Professor Shana Goffredi studies symbiotic relationships between invertebrates and bacteria. Her main focus is on marine invertabrates. She travels to the bottom of the ocean to study deep-sea animals, collect samples and conduct animal and microbial manipulations. Last semester, she traveled to the Gulf of California off of Baja California, Mexico at a depth of approximately 3,800 meters with the Schmidt Ocean Institute.
“We discovered totally new habitats and brand new species living there,” Goffredi said.
Goffredi also traveled for three weeks off the west coast of Costa Rica in a human-occupied submersible called ‘Alvin.’
According to Goffredi, her most recent interesting finding is a worm that lives in a calcareous tube and collects around deep-sea vents. The worm was previously thought to filter feed, but Goffredi’s findings suggest it actually teams up with a methane-oxidizing bacteria to feed.
“We see evidence of it incorporating methane into its tissues — and no animals can use methane as a source of carbon,” Goffredi said. “But by teaming up with bacteria, this worm now has this special power to use methane as a source of carbon. You wonder then, what is the giant sphere of influence of these habitats on other animals? We are currently uncovering this association and we’re really excited about it.”
According to Goffredi, the ocean is piling up with trash.
“We go to literally two miles deep in the ocean, and we see Coke cans, plastic bags and clothing,” Goffredi said. “It’s just unbelievable. We don’t necessarily see it unless its a giant floating garbage patch. It’s really shocking to me when we go deep into the ocean and we see human trash.”
Professor Amber Stubler takes students with her on research trips to the Carribean to study how humans have changed the way ecosystems function. She has traveled to Jamaica annually since 2007 to collect data from seafloor tiles on coral recruitment and get an idea on how the coral reef is changing — whether it is recovering or staying the same over time. Stubler received a faculty-led Richter Research Abroad grant and will take three students with her to Jamaica in June.
“We’re going to be able to match the survey data that we collect this summer to the ten years worth of coral recruitment, and it will give us an estimate of whether the corals that we sampled over the last 10 years making it successfully into the coral population,” Stubler said.

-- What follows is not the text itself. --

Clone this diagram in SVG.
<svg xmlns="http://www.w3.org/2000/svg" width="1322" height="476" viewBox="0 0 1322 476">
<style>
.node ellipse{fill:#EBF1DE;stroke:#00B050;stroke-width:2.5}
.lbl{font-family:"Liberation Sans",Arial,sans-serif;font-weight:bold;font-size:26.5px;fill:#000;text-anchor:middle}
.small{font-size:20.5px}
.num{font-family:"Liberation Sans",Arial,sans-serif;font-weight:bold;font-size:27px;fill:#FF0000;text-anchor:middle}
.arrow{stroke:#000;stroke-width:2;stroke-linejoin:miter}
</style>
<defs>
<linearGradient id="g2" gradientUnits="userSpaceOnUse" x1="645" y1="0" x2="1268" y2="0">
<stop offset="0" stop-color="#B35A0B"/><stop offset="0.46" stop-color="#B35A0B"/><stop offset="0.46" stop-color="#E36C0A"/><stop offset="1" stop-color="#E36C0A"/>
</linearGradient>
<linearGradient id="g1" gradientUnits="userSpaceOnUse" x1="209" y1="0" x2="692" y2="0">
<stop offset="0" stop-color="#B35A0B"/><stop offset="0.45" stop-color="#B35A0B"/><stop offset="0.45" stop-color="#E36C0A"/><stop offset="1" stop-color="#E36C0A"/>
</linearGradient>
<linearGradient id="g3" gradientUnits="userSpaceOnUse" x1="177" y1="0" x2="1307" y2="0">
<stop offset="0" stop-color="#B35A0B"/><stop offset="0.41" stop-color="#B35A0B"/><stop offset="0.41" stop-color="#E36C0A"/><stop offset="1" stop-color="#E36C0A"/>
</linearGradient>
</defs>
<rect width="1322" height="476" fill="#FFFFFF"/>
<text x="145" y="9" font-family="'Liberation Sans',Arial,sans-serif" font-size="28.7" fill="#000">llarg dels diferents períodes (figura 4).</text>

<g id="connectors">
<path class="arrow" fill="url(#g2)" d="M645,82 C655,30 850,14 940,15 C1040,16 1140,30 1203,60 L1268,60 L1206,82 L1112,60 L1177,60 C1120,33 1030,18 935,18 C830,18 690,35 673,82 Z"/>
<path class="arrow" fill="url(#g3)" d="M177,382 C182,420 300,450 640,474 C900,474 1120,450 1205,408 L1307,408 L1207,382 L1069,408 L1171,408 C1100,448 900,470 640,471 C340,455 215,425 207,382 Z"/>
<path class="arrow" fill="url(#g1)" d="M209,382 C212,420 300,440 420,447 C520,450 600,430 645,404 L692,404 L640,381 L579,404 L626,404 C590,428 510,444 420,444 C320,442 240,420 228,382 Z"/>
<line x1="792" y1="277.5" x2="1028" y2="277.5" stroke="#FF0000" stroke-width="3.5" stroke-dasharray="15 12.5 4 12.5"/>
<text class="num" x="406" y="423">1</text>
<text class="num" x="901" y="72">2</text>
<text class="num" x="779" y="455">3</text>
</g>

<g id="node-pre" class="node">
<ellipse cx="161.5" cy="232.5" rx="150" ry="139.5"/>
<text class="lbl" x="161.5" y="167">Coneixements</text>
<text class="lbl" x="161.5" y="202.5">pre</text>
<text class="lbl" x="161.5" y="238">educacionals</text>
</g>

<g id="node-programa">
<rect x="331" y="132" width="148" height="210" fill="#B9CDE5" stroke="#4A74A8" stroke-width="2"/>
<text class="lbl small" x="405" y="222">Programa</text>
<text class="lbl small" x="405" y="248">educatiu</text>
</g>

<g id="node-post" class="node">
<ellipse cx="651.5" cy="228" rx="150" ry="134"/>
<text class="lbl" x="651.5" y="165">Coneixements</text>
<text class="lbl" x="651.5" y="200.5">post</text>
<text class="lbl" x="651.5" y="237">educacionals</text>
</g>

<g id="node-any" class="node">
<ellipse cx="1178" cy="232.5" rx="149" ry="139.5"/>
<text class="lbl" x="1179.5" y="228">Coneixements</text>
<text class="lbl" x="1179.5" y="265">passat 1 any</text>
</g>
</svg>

Professor John McCormack took students to Baja California with a grant from the National Science Foundation to resurvey the sites the birds housed in the Moore Lab were originally collected from. McCormack and his team of ten students and faculty accessed the site by carrying in equipment on horseback, a 5-hour trip to their camping site.

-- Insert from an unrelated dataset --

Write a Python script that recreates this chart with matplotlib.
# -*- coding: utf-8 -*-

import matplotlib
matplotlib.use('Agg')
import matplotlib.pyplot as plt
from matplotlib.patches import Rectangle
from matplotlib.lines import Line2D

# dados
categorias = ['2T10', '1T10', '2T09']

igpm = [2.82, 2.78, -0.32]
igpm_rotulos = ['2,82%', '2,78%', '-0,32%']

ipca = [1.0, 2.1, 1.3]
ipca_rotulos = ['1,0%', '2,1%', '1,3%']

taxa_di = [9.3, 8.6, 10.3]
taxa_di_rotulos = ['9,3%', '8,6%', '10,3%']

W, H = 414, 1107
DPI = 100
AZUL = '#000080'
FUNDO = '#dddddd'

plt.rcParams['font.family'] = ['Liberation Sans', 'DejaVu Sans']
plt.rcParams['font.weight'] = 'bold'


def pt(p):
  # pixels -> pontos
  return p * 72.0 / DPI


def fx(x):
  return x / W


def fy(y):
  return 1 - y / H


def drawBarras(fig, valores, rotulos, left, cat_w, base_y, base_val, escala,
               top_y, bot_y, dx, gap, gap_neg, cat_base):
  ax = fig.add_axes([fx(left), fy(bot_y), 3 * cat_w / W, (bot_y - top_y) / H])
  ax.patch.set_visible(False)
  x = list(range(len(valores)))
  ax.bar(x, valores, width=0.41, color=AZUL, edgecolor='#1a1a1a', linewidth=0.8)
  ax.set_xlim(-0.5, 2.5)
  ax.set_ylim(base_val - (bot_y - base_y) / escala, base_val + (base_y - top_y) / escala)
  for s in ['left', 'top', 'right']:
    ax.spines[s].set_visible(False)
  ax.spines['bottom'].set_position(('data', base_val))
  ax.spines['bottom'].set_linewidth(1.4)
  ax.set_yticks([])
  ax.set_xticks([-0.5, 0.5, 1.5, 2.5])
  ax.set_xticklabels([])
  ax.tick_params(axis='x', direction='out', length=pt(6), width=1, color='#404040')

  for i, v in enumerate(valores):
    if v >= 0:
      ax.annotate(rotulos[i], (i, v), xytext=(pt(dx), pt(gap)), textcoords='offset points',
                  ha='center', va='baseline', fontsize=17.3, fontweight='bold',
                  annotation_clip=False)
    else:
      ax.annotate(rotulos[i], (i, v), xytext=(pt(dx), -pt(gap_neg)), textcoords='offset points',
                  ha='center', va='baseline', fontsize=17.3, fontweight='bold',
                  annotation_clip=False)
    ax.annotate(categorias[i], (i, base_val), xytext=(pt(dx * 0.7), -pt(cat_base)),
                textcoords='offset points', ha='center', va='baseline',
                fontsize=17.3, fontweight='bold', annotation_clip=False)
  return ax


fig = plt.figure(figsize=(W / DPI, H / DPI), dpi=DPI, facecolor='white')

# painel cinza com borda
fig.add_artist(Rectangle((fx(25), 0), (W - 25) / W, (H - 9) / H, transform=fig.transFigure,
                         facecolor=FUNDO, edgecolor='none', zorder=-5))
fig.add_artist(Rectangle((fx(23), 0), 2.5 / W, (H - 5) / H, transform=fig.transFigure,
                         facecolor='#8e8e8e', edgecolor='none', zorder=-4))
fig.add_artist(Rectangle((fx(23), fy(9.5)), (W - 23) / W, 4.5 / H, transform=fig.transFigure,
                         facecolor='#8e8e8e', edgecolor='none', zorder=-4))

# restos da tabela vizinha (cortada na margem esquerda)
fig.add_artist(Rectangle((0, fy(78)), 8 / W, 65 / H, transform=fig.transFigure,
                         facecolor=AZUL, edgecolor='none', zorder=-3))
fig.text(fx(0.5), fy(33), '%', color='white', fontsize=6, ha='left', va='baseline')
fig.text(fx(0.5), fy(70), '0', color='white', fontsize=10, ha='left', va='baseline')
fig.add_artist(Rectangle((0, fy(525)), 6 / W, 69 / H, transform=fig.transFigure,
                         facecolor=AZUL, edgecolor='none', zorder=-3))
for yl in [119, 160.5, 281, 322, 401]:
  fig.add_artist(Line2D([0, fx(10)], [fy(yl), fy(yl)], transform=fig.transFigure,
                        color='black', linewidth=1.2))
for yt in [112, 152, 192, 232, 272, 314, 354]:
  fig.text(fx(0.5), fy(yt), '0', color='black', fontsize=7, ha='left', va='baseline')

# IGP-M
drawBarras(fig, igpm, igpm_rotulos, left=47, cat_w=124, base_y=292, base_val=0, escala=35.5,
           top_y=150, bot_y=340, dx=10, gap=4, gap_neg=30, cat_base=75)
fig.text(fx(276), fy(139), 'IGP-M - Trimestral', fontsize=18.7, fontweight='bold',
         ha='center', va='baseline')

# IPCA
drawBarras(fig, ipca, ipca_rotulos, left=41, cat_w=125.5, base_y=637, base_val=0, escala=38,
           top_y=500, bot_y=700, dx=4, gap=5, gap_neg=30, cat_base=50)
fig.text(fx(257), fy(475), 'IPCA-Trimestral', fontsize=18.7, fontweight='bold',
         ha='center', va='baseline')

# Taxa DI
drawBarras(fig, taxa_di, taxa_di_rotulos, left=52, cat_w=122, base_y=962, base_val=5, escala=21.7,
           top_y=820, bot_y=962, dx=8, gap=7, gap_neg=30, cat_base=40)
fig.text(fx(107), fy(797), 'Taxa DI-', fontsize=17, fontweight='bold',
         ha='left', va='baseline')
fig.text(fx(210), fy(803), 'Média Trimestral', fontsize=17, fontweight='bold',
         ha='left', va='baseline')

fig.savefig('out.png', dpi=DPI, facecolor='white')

“There are literally no people in this mountain range at all,” McCormack said.
After two trips to the Sierra San Pedro Martir mountain range, McCormack has noticed some distinct changes, particularly in one bird called the Rock Wren, which has moved up into higher elevations. McCormack thinks this may be a response to global warming.
“Birds that were in the desert before have moved up into the pine forest,” McCormack said.
McCormack will travel to Veracruz, Mexico at the end of May. On this trip, no students will be in attendance as they have never visited this site before. McCormack said he prefers to take students on trips that have been proven safe in all respects.